通过java代码的方式提交任务远程到flink集群
flink通过java代码的方式提交任务
1. 引入pom文件
<dependency> <groupId>org.apache.flink</groupId> <artifactId>flink-clients_2.12</artifactId> <version>1.13.0</version> </dependency>
2.PackagedProgram类创建
2.1 PackaghedProgram.newBuilder
可以通过它的Builder方法实现,需要设置一些必备的信息,比如mainClass,jarPath这些
val packagedProgram: PackagedProgram = PackagedProgram .newBuilder() .setEntryPointClassName("你的flink程序文件主函数入口") //"你的flink程序文件" .setJarFile(jarFile) //"savepoint的信息" .setSavepointRestoreSettings(SavepointRestoreSettings.none) .setArguments("你的flink程序可能需要的参数","1","2","3") .build();
2.2 SavepointRestoreSettings
主要就是保存点的设置,可以直接调用类中的static方法创建
//不设置的情况 SavepointRestoreSettings.none //通过path创建 SavepointRestoreSettings.forPath(path, allowNonRestoredState)
3. 通过PackagedProgramUtils创建JobGraph
3.1 createJobGraph源码
这个类下有两个static方法方法可以直接创建JobGraph,区别是一个指定生成JobId,一个随机生成JobId
/** * Creates a {@link JobGraph} with a specified {@link JobID} from the given {@link * PackagedProgram}. * * @param packagedProgram to extract the JobGraph from * @param configuration to use for the optimizer and job graph generator * @param defaultParallelism for the JobGraph * @param jobID the pre-generated job id * @return JobGraph extracted from the PackagedProgram * @throws ProgramInvocationException if the JobGraph generation failed */ public static JobGraph createJobGraph( PackagedProgram packagedProgram, Configuration configuration, int defaultParallelism, @Nullable JobID jobID, boolean suppressOutput) throws ProgramInvocationException { final Pipeline pipeline = getPipelineFromProgram( packagedProgram, configuration, defaultParallelism, suppressOutput); final JobGraph jobGraph = FlinkPipelineTranslationUtil.getJobGraphUnderUserClassLoader( packagedProgram.getUserCodeClassLoader(), pipeline, configuration, defaultParallelism); if (jobID != null) { jobGraph.setJobID(jobID); } jobGraph.addJars(packagedProgram.getJobJarAndDependencies()); jobGraph.setClasspaths(packagedProgram.getClasspaths()); jobGraph.setSavepointRestoreSettings(packagedProgram.getSavepointSettings()); return jobGraph; }
3.2 创建JobGraph
PakcageProgram configuration flink的conf parallelism 并行度,设置默认的也可以 jobId suppressoutOutPut boolean类型,是否打印stdout/stderr在jobGraph创建阶段
val jobGraph: JobGraph = PackagedProgramUtils.createJobGraph( packagedProgram, flinkConfig, parallelism, null, false )

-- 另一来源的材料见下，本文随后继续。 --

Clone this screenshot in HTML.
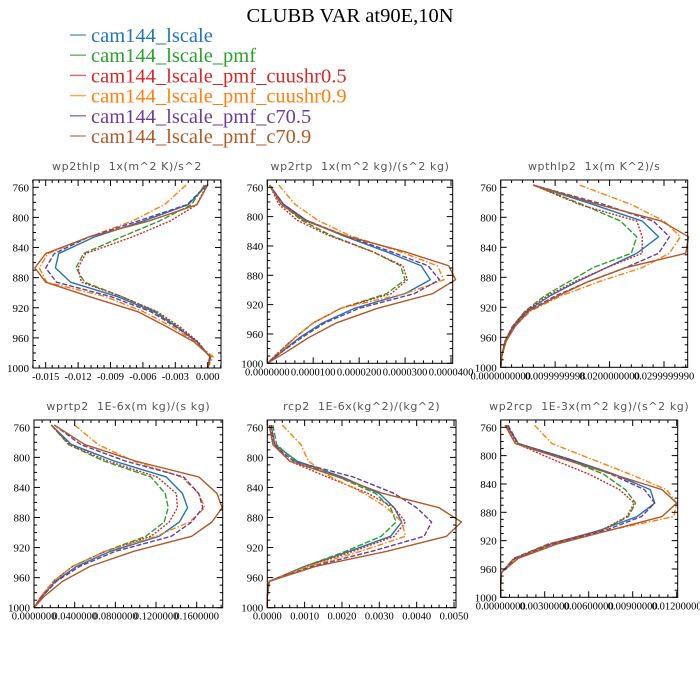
<!DOCTYPE html>
<html><head><meta charset="utf-8">
<style>
html,body{margin:0;padding:0;background:#fff;}
svg{display:block;}
</style></head>
<body>
<svg id="chart" width="700" height="700" viewBox="0 0 700 700" xmlns="http://www.w3.org/2000/svg">
<text x="350" y="22" text-anchor="middle" font-family="Liberation Serif, serif" font-size="20.5">CLUBB VAR at90E,10N</text>
<g id="legend"></g>
<g id="panels"></g>
</svg>
<script>
// ---- data ----
const seriesNames = ["cam144_lscale","cam144_lscale_pmf","cam144_lscale_pmf_cuushr0.5","cam144_lscale_pmf_cuushr0.9","cam144_lscale_pmf_c70.5","cam144_lscale_pmf_c70.9"];
const levels = [757,783,805,826,848,867,886,905,925,945,965,985,1000];

const wp2thlp = [ // x1e-3
 [-0.1,-1.8,-6,-10.5,-13.8,-14.1,-12.7,-8.4,-5.0,-2.9,-1.0,0.2,0],
 [-0.3,-1.5,-4.5,-8,-11.5,-12.2,-11.4,-8,-4.8,-2.8,-1.0,0.2,0],
 [-0.1,-1.0,-3.5,-7,-11.3,-12.0,-11.7,-8,-4.7,-2.6,-0.9,0.2,0],
 [-2.0,-4,-7,-11,-14.8,-15.6,-14.9,-9.5,-6,-3.3,-1.2,0.5,0],
 [-0.1,-1.9,-6.5,-11,-14.2,-15.0,-14.0,-9.0,-5.3,-3.0,-1.0,0.2,0],
 [0,-1.0,-5.5,-11,-15.0,-16.0,-15.0,-11,-6.5,-3.8,-1.3,0.3,0]];
const wp2rtp = [ // x1e-5
 [0.05,0.35,0.85,1.65,2.6,3.35,3.55,3.0,1.9,1.2,0.7,0.3,0],
 [0.05,0.3,0.75,1.4,2.3,2.9,3.0,2.6,1.6,1.0,0.6,0.25,0],
 [0.05,0.25,0.65,1.35,2.3,2.95,3.05,2.7,1.6,1.0,0.6,0.25,0],
 [0.25,0.6,1.1,1.8,2.9,3.7,3.85,3.0,1.6,1.0,0.6,0.3,0],
 [0.05,0.35,0.85,1.7,2.7,3.5,3.75,3.2,2.0,1.25,0.75,0.3,0],
 [0.05,0.3,0.8,1.7,3.0,3.95,4.1,3.6,2.4,1.5,0.9,0.4,0]];
const wpthlp2 = [ // x1e-2
 [0.6,1.7,2.6,2.9,2.5,1.95,1.4,0.9,0.48,0.23,0.08,0.02,0],
 [0.6,1.5,2.2,2.5,2.4,1.7,1.25,0.8,0.45,0.22,0.08,0.02,0],
 [0.6,1.45,2.5,2.6,2.6,1.95,1.35,0.85,0.46,0.22,0.08,0.02,0],
 [1.45,2.4,3.0,3.3,3.1,2.6,1.8,1.1,0.55,0.26,0.1,0.02,0],
 [0.6,1.9,2.8,3.1,2.9,2.3,1.6,1.0,0.5,0.25,0.09,0.02,0],
 [0.6,1.8,2.95,3.45,3.4,2.3,1.6,1.05,0.52,0.27,0.1,0.02,0]];
const wprtp2 = [ // x1e-2
 [1.7,3.7,7.9,13,14.6,15.1,14.3,12.3,7.5,4.2,2.1,0.8,0],
 [1.7,3.4,6.9,11.5,12.9,13.2,12.8,11.0,7.0,3.8,1.9,0.7,0],
 [1.7,3.5,7.3,12.1,14.0,14.1,13.3,11.5,7.0,3.8,1.9,0.7,0],
 [4.0,6.3,9.8,14.5,16.2,16.8,15.3,12.0,7.0,3.8,1.9,0.7,0],
 [2.0,4.6,9.0,14.7,16.2,16.6,15.5,13.5,8.0,4.5,2.2,0.8,0],
 [2.0,5.0,10.0,16.2,18.0,18.5,17.5,15.5,9.8,5.5,2.8,1.0,0]];
const rcp2 = [ // x1e-3
 [0.1,0.2,0.8,2.0,3.0,3.4,3.6,3.3,2.2,1.0,0.05,0,0],
 [0.15,0.25,0.75,1.9,2.9,3.3,3.45,3.05,2.1,1.0,0.05,0,0],
 [0.1,0.2,0.6,1.6,2.7,3.4,3.7,3.4,2.3,1.05,0.05,0,0],
 [0.4,0.9,1.1,1.7,2.6,3.2,3.6,3.7,2.5,1.1,0.05,0,0],
 [0.1,0.15,0.7,2.3,3.4,4.0,4.4,4.2,2.8,1.2,0.05,0,0],
 [0.05,0.15,0.6,1.9,3.1,4.6,5.2,4.8,3.2,1.3,0.05,0,0]];
const wp2rcp = [ // x1e-3
 [0.4,1.2,4.7,7.7,10.2,10.5,9.3,6.8,3.4,1.0,0.05,0,0],
 [0.4,1.2,4.5,7.0,8.5,9.2,8.7,7.0,3.2,0.9,0.05,0,0],
 [0.4,1.1,3.5,6.0,8.1,9.1,8.6,6.9,3.3,0.9,0.05,0,0],
 [2.3,3.5,6.2,8.8,11.3,12.0,11.8,7.5,3.5,1.0,0.05,0,0],
 [0.5,1.2,4.6,7.5,9.8,10.5,9.6,7.2,3.5,1.0,0.05,0,0],
 [0.3,1.0,4.3,7.6,11.0,12.0,11.0,7.5,3.8,1.2,0.05,0,0]];

const yTicks = [760,800,840,880,920,960,1000];
const ticks1 = ["-0.015","-0.012","-0.009","-0.006","-0.003","0.000"];
const ticks2 = ["0.0000000","0.0000100","0.0000200","0.0000300","0.0000400"];
const ticks3 = ["0.0000000000","0.0099999998","0.0200000000","0.0299999990"];
const ticks4 = ["0.0000000","0.0400000","0.0800000","0.1200000","0.1600000"];
const ticks5 = ["0.0000","0.0010","0.0020","0.0030","0.0040","0.0050"];
const ticks6 = ["0.00000000","0.00300000","0.00600000","0.00900000","0.01200000"];

// ---- styles / layout ----
const colors = ["#1f77b4","#2ca02c","#d62728","#ff7f0e","#6a3d9a","#b15928"];
const dashes = ["", "6,2", "2,1.5", "6,2,1.5,2", "5,2", ""];

const panels = [
 {id:"wp2thlp",title:"wp2thlp  1x(m^2 K)/s^2",data:wp2thlp,scale:1e-3,ticks:ticks1,tickVals:[-0.015,-0.012,-0.009,-0.006,-0.003,0],
  L:33,R:221,T:180,B:368,xa:-0.015,pa:45.7,xb:0,pb:207.7,y760:187.3},
 {id:"wp2rtp",title:"wp2rtp  1x(m^2 kg)/(s^2 kg)",data:wp2rtp,scale:1e-5,ticks:ticks2,tickVals:[0,1e-5,2e-5,3e-5,4e-5],
  L:267.3,R:452.7,T:180,B:363.3,xa:0,pa:267.3,xb:4e-5,pb:451,y760:187.3},
 {id:"wpthlp2",title:"wpthlp2  1x(m K^2)/s",data:wpthlp2,scale:1e-2,ticks:ticks3,tickVals:[0,0.01,0.02,0.03],
  L:500.7,R:687.7,T:180,B:367.3,xa:0,pa:500.7,xb:0.03,pb:664,y760:187.3},
 {id:"wprtp2",title:"wprtp2  1E-6x(m kg)/(s kg)",data:wprtp2,scale:1e-2,ticks:ticks4,tickVals:[0,0.04,0.08,0.12,0.16],
  L:34,R:222.7,T:420,B:607.7,xa:0,pa:34,xb:0.16,pb:196.7,y760:427.3},
 {id:"rcp2",title:"rcp2  1E-6x(kg^2)/(kg^2)",data:rcp2,scale:1e-3,ticks:ticks5,tickVals:[0,0.001,0.002,0.003,0.004,0.005],
  L:267.3,R:456,T:420,B:607.7,xa:0,pa:267.3,xb:0.005,pb:454,y760:427.3},
 {id:"wp2rcp",title:"wp2rcp  1E-3x(m^2 kg)/(s^2 kg)",data:wp2rcp,scale:1e-3,ticks:ticks6,tickVals:[0,0.003,0.006,0.009,0.012],
  L:500.7,R:677.7,T:420,B:597.3,xa:0,pa:500.7,xb:0.012,pb:676.7,y760:427.3}
];

const NS="http://www.w3.org/2000/svg";
function mk(tag,attrs,parent){const e=document.createElementNS(NS,tag);for(const k in attrs)e.setAttribute(k,attrs[k]);parent.appendChild(e);return e;}

// legend
const lg=document.getElementById("legend");
seriesNames.forEach((n,i)=>{
  const y=35+i*20.2;
  const ln=mk("line",{x1:70,x2:86,y1:y,y2:y,stroke:colors[i],"stroke-width":1.5,opacity:0.7},lg);
  
  
  const t=mk("text",{x:91,y:y+7,fill:colors[i],"font-family":"Liberation Serif, serif","font-size":20.5},lg);
  
  
  t.textContent=n;
});

const root=document.getElementById("panels");
panels.forEach(p=>{
  const g=mk("g",{},root);
  
  
  const xs=v=>p.pa+(v-p.xa)*(p.pb-p.pa)/(p.xb-p.xa);
  const ys=pr=>p.y760+(pr-760)*(p.B-p.y760)/240;
  // title
  const tt=mk("text",{x:(p.L+p.R)/2,y:p.T-10,"text-anchor":"middle",fill:"#555","font-family":"DejaVu Sans, sans-serif","font-size":11,"letter-spacing":"0.6"},g);
  
  
  tt.setAttribute('xml:space','preserve');
  tt.style.whiteSpace='pre';
  tt.textContent=p.title;
  // series
  p.data.forEach((vals,si)=>{
    const pts=vals.map((v,k)=>xs(v*p.scale).toFixed(2)+","+ys(levels[k]).toFixed(2)).join(" ");
    const pl=mk("polyline",{points:pts,fill:"none",stroke:colors[si],"stroke-width":1.4,"stroke-linejoin":"round"},g);
    if(dashes[si])pl.setAttribute("stroke-dasharray",dashes[si]);
    
    
  });
  // frame
  const fr=mk("rect",{x:p.L,y:p.T,width:p.R-p.L,height:p.B-p.T,fill:"none",stroke:"#000","stroke-width":1},g);
  
  
  // y ticks
  for(let pr=760;pr<=1000;pr+=10){
    const y=ys(pr);const maj=yTicks.includes(pr);const len=maj?6:3;
    mk("line",{x1:p.L,x2:p.L+len,y1:y,y2:y,stroke:"#000","stroke-width":1},g);
    mk("line",{x1:p.R,x2:p.R-len,y1:y,y2:y,stroke:"#000","stroke-width":1},g);
  }
  yTicks.forEach(pr=>{
    const t=mk("text",{x:p.L-4,y:ys(pr)+4,"text-anchor":"end","font-family":"Liberation Serif, serif","font-size":11},g);
    
    
    t.textContent=pr;
  });
  // x ticks
  const step=(p.tickVals[1]-p.tickVals[0])/5;
  for(let v=p.tickVals[0]-5*step;v<=p.tickVals[p.tickVals.length-1]+5*step+1e-12;v+=step){
    const x=xs(v);if(x<p.L-0.5||x>p.R+0.5)continue;
    const idx=Math.round((v-p.tickVals[0])/step);const maj=idx%5===0;const len=maj?6:3;
    mk("line",{x1:x,x2:x,y1:p.B,y2:p.B-len,stroke:"#000","stroke-width":1},g);
    mk("line",{x1:x,x2:x,y1:p.T,y2:p.T+len,stroke:"#000","stroke-width":1},g);
  }
  p.tickVals.forEach((v,i)=>{
    const t=mk("text",{x:xs(v),y:p.B+12,"text-anchor":"middle","font-family":"Liberation Serif, serif","font-size":10.5},g);
    
    
    t.textContent=p.ticks[i];
  });
});
</script>
</body></html>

configuration也可以通过加载本地flink-conf.yaml获得,传入flink的安装路径即可.
private def getFlinkDefaultConfiguration(flinkHome: String): Configuration = { Try(GlobalConfiguration.loadConfiguration(s"$flinkHome/conf")).getOrElse(new Configuration()) }
4. 提交远程任务
JobGraph jobGraph=PackagedProgramUtils.createJobGraph(program,configuration,parallelism,false); CompletableFuture<JobID> result = client.submitJob(jobGraph); JobID jobId= result.get(); System.out.println("提交完成"); System.out.println("jobId:"+ jobId.toString());